Defendant states that she searched for any relevant documents in her possession, custody, or control and found nothing responsive. Defendant asserts that she did not refuse to produce any documents based on her objections.

Discussion: Plaintiff's motion to compel a further response to Request No. 3 is denied.

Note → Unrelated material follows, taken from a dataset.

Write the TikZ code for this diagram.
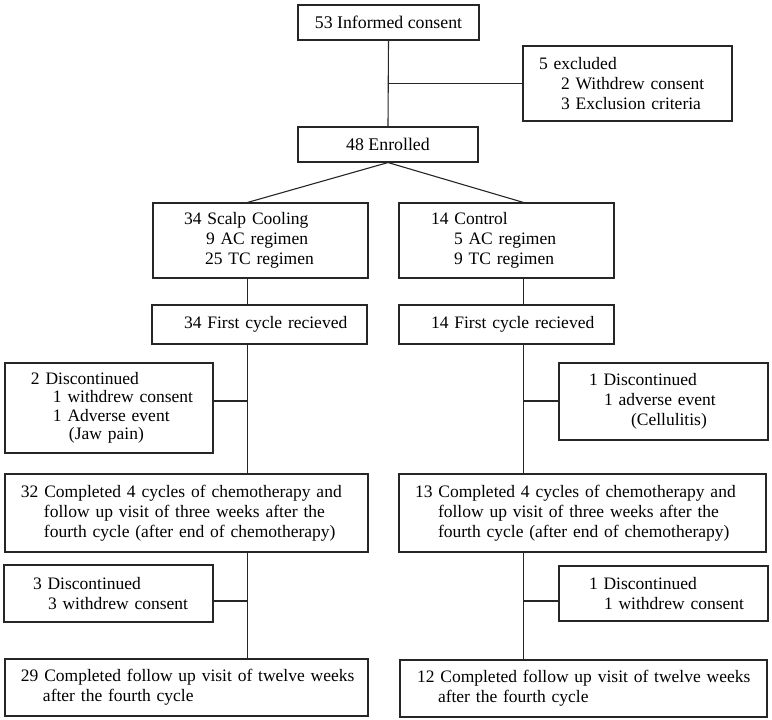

Defendant's boilerplate objections are impermissible, but then Defendant has stated that she did not refuse to produce any documents based on those objections. Plaintiff requests copies of photos of a wool blanket used at the prison. Plaintiff does not assert that these photos exist, nor narrow the scope of the places Defendant should search for such photos. This request is burdensome as Defendant cannot know when the search is done. Further, Defendant is not required to create documents or take photos in response to Plaintiff's request. Defendant is not required to respond further to Request No. 3.

VI. CONCLUSION

Based on the foregoing, IT IS HEREBY ORDERED that:

1. Plaintiff's motion to compel, filed on January 9, 2019, is GRANTED in part and DENIED in part;

2. Plaintiff's motion to compel further responses to Plaintiff's Request for Production of Documents, Set Two, No. 1 is GRANTED, and Defendant Rosa Gonzales is required to provide a further response to Request No. 1 as instructed by this order, within thirty days of the date of service of this order; and

3. Plaintiff's motion to compel further responses to Plaintiff's Requests Nos. 2 and 3 is DENIED.

IT IS SO ORDERED.

FootNotes


1. On April 16, 2018, the court dismissed all other claims and defendants from this case, based on Plaintiff's failure to state a claim. (ECF No. 21.)
2. On March 11, 2019, Plaintiff also filed a document titled "Judicial Notice," in which Plaintiff declares under penalty of perjury that he submitted his "Reply to Defendant's Opposition to Motion to Compel" and "Request for Extension of Discovery Deadline" twice within approximately two weeks. (ECF No. 36.) Plaintiff requests the court to take judicial notice in case any time restraints are affected.

The court may take judicial notice of court records. Valerio v. Boise Cascade Corp., 80 F.R.D. 626, 635 n.1 (N.D. Cal. 1978), aff'd, 645 F.2d 699 (9th Cir.), cert. denied, 454 U.S. 1126 (1981). Therefore, the court takes judicial notice of the Plaintiff's request for judicial notice and declaration filed on March 11, 2019. However, the facts contained in Plaintiff's declaration are not the type of facts that are appropriate for judicial notice because Plaintiff's declaration is subject to reasonable dispute. "A judicially noticed fact must be one not subject to reasonable dispute in that it is either (1) generally known within the territorial jurisdiction of the trial court or (2) capable of accurate and ready determination by resort to sources whose accuracy cannot reasonably be questioned." Fed. R. Evid. 201(b). However, good cause appearing, the court considers Plaintiff's reply to Defendant's opposition to the motion to compel, filed on March 11, 2019, to be timely filed.